WHAT TO PRODUCE:
Using the data below, copy each line that includes the word "drawn".

>> Start

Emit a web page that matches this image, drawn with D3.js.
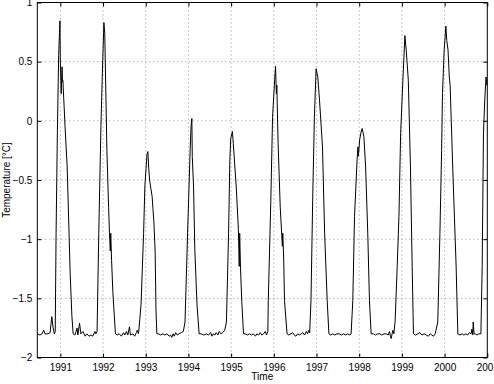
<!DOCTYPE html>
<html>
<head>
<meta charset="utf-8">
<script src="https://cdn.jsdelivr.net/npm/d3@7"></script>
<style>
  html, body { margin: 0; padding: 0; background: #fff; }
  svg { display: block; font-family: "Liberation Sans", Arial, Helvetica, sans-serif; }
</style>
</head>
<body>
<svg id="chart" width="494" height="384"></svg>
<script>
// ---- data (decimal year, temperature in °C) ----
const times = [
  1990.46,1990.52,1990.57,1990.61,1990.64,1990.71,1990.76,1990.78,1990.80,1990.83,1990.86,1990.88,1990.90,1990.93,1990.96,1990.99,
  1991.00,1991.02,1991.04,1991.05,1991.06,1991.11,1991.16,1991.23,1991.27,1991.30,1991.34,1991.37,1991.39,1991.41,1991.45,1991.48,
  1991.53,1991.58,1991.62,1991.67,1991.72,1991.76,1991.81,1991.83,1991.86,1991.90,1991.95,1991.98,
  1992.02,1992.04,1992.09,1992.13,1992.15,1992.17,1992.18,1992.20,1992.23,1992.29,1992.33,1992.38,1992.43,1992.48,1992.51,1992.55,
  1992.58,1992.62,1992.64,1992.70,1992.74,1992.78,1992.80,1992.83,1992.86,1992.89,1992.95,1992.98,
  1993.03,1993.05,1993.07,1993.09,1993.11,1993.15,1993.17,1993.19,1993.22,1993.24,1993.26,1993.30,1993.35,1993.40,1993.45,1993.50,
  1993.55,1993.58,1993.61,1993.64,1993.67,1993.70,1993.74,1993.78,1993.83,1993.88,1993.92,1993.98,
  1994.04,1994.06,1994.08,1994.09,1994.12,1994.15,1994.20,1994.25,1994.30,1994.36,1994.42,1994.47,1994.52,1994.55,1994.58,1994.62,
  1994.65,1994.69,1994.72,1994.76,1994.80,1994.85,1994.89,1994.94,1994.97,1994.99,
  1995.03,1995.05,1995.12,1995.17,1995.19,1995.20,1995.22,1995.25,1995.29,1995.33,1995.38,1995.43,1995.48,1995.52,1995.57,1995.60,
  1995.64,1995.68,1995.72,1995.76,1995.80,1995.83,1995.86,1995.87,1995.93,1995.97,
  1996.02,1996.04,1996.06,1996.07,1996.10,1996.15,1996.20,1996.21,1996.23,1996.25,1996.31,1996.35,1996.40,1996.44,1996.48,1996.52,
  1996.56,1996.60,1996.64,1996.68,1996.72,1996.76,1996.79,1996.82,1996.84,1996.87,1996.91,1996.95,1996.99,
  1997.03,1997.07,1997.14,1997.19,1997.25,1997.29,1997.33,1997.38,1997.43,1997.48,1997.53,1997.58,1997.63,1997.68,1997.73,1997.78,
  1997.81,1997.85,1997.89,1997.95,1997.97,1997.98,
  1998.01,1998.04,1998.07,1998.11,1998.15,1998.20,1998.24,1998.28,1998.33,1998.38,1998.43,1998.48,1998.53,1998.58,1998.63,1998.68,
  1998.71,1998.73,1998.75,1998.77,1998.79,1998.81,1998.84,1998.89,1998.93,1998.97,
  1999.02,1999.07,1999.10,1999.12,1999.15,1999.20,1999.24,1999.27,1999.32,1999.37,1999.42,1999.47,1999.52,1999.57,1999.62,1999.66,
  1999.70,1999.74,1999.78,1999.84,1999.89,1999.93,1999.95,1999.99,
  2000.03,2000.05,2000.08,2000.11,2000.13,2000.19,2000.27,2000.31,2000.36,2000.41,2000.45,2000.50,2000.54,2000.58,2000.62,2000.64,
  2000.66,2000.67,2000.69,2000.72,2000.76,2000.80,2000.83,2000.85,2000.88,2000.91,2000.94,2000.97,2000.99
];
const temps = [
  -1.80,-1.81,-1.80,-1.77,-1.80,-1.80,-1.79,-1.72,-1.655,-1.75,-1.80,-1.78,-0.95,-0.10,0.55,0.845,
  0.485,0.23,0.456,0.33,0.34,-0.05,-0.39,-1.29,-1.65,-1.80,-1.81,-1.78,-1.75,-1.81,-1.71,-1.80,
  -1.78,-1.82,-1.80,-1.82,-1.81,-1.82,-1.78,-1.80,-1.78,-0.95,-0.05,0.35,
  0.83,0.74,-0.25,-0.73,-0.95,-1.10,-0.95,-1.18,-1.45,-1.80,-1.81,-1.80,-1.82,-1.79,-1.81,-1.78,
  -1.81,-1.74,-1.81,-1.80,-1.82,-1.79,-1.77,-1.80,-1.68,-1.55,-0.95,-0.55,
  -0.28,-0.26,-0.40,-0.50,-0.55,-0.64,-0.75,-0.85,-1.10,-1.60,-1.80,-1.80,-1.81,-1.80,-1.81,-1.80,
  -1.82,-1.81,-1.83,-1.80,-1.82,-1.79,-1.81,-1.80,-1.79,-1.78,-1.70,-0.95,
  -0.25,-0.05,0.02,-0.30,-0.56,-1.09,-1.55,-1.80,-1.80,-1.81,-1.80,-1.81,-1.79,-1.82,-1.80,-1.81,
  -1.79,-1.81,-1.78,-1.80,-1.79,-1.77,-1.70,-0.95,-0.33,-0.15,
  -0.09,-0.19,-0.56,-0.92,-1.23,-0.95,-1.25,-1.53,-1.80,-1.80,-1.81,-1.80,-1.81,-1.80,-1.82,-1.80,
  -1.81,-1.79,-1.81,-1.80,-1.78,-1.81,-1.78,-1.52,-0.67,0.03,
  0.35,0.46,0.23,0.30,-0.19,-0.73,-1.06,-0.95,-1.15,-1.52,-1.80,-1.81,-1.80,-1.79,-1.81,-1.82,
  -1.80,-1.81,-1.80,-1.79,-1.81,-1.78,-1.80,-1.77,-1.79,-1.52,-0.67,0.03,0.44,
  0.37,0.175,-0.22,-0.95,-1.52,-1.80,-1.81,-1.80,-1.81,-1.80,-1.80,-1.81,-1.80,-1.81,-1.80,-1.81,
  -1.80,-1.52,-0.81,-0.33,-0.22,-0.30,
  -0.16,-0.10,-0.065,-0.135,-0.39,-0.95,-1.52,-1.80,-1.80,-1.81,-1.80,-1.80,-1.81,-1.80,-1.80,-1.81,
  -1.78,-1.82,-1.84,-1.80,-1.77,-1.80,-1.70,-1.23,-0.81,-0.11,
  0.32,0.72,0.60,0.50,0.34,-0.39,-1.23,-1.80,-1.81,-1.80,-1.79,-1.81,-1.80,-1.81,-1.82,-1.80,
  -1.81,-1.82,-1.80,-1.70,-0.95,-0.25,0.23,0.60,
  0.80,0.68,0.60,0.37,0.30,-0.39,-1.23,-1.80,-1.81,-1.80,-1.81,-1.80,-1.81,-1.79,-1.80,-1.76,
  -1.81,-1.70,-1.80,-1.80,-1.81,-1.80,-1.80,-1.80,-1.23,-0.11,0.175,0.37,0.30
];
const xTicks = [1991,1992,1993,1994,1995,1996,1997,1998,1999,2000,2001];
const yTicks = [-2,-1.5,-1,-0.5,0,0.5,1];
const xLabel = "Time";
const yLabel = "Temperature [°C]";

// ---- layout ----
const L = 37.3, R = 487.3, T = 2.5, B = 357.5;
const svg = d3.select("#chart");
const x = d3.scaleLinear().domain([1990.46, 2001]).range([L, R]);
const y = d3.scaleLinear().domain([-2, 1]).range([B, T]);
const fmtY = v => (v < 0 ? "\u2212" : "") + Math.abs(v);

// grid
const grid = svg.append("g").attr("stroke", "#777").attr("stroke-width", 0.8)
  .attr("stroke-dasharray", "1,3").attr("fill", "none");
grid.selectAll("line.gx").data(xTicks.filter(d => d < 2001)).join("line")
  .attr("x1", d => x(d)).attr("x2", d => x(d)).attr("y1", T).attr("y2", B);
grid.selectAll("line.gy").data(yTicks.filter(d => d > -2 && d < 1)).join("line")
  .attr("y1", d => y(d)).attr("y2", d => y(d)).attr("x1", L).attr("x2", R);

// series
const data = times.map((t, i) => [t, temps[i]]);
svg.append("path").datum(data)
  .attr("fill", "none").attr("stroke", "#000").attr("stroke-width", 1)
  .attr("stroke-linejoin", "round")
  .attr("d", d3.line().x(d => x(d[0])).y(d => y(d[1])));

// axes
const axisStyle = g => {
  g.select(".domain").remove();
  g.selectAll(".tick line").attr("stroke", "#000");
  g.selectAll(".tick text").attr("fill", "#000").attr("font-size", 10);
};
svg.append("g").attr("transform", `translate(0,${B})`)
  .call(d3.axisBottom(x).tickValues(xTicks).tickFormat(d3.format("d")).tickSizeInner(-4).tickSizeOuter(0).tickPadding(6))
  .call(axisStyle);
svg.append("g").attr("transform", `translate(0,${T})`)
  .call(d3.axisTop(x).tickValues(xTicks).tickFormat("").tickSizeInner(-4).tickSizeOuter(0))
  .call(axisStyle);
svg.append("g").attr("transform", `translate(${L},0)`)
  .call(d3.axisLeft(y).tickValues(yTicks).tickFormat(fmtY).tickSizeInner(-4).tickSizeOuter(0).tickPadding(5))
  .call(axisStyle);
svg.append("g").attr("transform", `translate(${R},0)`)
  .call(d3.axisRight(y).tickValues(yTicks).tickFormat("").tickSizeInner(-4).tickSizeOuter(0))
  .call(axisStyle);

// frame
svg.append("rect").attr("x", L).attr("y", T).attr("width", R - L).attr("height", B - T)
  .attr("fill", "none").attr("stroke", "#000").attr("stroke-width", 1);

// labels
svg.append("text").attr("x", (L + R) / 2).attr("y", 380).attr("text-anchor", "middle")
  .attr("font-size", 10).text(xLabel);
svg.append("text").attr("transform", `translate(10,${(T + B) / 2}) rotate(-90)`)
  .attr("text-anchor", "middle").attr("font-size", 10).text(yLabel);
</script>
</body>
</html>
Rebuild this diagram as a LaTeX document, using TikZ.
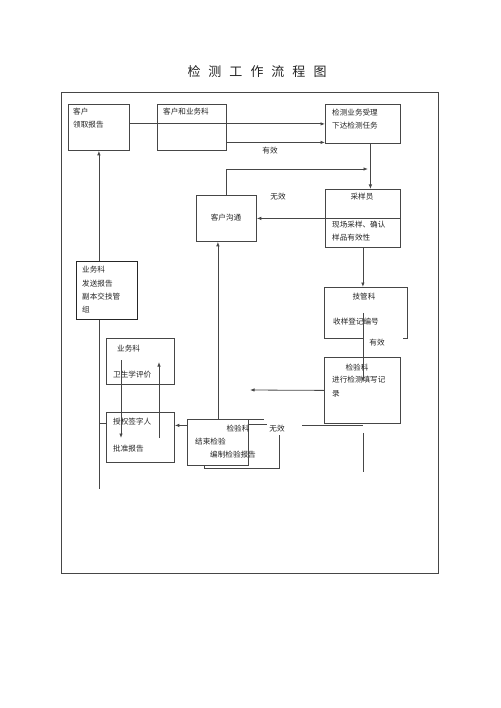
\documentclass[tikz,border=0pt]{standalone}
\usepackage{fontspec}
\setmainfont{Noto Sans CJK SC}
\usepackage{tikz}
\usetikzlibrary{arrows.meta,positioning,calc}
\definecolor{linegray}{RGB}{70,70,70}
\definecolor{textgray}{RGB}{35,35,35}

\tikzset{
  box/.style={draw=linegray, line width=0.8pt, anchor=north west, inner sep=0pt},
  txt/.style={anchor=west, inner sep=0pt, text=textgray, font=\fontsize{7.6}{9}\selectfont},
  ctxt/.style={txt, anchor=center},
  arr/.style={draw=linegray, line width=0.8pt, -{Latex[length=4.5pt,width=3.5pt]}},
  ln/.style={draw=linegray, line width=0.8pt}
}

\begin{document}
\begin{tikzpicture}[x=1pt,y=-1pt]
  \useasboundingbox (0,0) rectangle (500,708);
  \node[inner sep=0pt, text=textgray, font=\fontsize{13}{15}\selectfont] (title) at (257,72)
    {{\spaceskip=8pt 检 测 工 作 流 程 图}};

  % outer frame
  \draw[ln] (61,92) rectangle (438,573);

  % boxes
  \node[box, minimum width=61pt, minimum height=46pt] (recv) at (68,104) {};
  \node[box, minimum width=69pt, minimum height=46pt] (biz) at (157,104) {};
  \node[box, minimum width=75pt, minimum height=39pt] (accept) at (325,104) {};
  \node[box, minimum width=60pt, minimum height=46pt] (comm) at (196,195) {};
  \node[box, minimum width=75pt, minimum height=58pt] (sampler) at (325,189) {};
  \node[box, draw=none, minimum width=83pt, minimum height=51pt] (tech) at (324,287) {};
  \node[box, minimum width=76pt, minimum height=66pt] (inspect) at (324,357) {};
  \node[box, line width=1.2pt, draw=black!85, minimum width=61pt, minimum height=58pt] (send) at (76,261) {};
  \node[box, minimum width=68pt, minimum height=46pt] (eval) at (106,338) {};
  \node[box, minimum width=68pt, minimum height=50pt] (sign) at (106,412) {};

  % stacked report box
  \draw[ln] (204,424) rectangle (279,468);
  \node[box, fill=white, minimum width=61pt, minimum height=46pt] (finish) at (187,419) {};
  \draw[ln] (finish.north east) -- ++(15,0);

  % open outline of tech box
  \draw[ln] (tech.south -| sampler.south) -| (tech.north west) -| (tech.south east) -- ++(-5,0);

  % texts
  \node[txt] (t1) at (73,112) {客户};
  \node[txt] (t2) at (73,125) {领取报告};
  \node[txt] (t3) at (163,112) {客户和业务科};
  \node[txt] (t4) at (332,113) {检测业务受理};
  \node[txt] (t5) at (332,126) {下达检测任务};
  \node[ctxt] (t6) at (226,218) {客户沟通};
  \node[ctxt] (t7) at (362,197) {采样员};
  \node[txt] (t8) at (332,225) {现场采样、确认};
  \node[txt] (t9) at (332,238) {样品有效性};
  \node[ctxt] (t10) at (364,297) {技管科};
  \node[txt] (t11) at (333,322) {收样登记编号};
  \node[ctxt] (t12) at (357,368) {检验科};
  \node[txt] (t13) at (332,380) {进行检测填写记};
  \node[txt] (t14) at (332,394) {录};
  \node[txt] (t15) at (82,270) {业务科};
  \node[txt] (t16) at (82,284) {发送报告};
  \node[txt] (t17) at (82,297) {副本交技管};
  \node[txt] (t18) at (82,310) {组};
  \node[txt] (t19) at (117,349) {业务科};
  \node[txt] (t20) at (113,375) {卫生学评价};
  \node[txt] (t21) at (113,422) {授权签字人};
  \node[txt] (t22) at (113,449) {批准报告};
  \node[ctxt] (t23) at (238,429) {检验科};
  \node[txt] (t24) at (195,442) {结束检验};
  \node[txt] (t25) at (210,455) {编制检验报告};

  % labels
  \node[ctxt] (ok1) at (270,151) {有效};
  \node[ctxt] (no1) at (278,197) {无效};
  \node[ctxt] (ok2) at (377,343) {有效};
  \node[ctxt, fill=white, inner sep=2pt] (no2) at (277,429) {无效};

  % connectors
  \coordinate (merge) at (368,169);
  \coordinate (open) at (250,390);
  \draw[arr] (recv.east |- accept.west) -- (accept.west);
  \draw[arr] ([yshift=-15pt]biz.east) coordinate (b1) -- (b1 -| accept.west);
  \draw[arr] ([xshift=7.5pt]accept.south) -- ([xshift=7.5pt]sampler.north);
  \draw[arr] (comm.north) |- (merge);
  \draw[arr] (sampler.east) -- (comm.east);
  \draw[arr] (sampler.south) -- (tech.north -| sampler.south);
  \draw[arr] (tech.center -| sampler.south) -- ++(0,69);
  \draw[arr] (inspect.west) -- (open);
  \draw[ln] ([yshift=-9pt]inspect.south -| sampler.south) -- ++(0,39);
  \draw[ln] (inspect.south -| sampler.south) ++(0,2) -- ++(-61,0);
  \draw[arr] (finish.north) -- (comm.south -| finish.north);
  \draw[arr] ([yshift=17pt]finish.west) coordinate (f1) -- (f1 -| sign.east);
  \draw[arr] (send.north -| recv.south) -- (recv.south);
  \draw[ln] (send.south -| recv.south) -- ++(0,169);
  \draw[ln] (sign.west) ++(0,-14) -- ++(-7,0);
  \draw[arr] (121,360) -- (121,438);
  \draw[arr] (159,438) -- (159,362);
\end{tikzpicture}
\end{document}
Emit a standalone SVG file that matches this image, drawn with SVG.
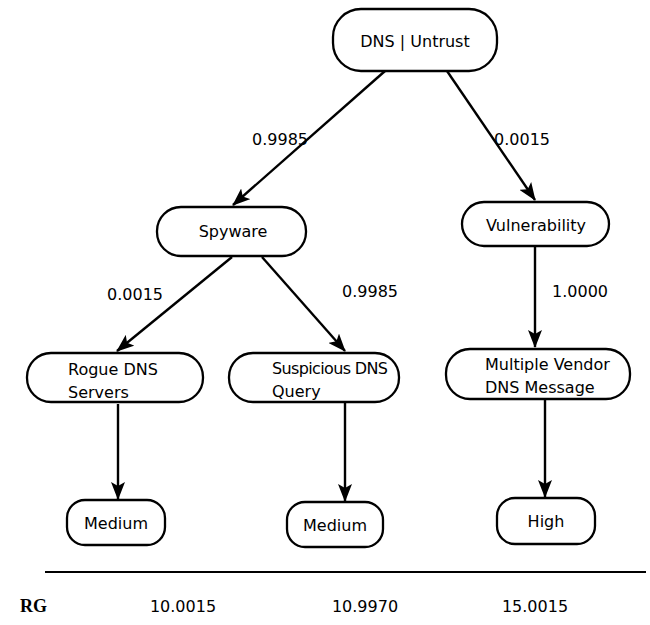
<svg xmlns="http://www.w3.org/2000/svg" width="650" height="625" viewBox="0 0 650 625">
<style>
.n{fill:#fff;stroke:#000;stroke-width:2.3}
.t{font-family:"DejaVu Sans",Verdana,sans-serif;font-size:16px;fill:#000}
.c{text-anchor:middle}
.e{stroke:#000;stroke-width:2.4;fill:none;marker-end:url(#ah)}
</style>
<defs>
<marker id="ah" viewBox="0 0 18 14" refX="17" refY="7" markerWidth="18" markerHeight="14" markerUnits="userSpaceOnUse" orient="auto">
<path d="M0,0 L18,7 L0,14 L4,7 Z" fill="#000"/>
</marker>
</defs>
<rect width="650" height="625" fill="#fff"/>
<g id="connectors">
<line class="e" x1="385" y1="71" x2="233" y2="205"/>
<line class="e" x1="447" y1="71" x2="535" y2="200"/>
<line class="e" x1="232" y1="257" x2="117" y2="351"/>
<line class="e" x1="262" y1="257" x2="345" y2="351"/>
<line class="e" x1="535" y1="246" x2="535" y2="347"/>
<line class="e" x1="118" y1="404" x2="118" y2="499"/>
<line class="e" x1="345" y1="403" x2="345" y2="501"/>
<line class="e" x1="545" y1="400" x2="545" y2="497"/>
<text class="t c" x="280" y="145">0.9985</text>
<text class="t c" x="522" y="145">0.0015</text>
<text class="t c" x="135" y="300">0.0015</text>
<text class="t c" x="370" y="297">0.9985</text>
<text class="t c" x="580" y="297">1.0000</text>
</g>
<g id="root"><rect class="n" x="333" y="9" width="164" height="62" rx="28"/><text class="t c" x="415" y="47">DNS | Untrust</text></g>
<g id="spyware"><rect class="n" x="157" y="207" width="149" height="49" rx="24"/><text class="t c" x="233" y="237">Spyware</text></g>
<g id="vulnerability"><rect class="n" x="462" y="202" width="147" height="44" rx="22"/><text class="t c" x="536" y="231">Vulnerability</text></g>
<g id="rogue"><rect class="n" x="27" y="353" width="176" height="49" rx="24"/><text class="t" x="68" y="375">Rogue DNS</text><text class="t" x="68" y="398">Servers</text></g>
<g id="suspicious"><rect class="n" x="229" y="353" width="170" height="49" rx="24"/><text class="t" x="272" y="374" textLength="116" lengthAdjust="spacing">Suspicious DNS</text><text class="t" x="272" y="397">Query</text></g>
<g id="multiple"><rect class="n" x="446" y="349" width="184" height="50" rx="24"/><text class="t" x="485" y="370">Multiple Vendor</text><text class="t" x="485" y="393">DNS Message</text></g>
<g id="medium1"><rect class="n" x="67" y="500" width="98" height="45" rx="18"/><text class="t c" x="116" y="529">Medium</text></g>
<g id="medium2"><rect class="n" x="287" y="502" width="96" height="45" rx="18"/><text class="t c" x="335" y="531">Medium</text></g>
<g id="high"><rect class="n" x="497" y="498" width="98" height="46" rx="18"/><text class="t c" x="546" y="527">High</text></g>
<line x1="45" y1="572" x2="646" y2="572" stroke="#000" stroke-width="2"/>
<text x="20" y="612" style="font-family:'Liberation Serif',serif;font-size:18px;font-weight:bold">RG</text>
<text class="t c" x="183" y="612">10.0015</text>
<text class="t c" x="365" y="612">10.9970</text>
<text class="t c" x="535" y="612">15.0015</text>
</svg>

>> End

ANSWER TO THE PROBLEM:
Emit a web page that matches this image, drawn with D3.js.
Emit a standalone SVG file that matches this image, drawn with SVG.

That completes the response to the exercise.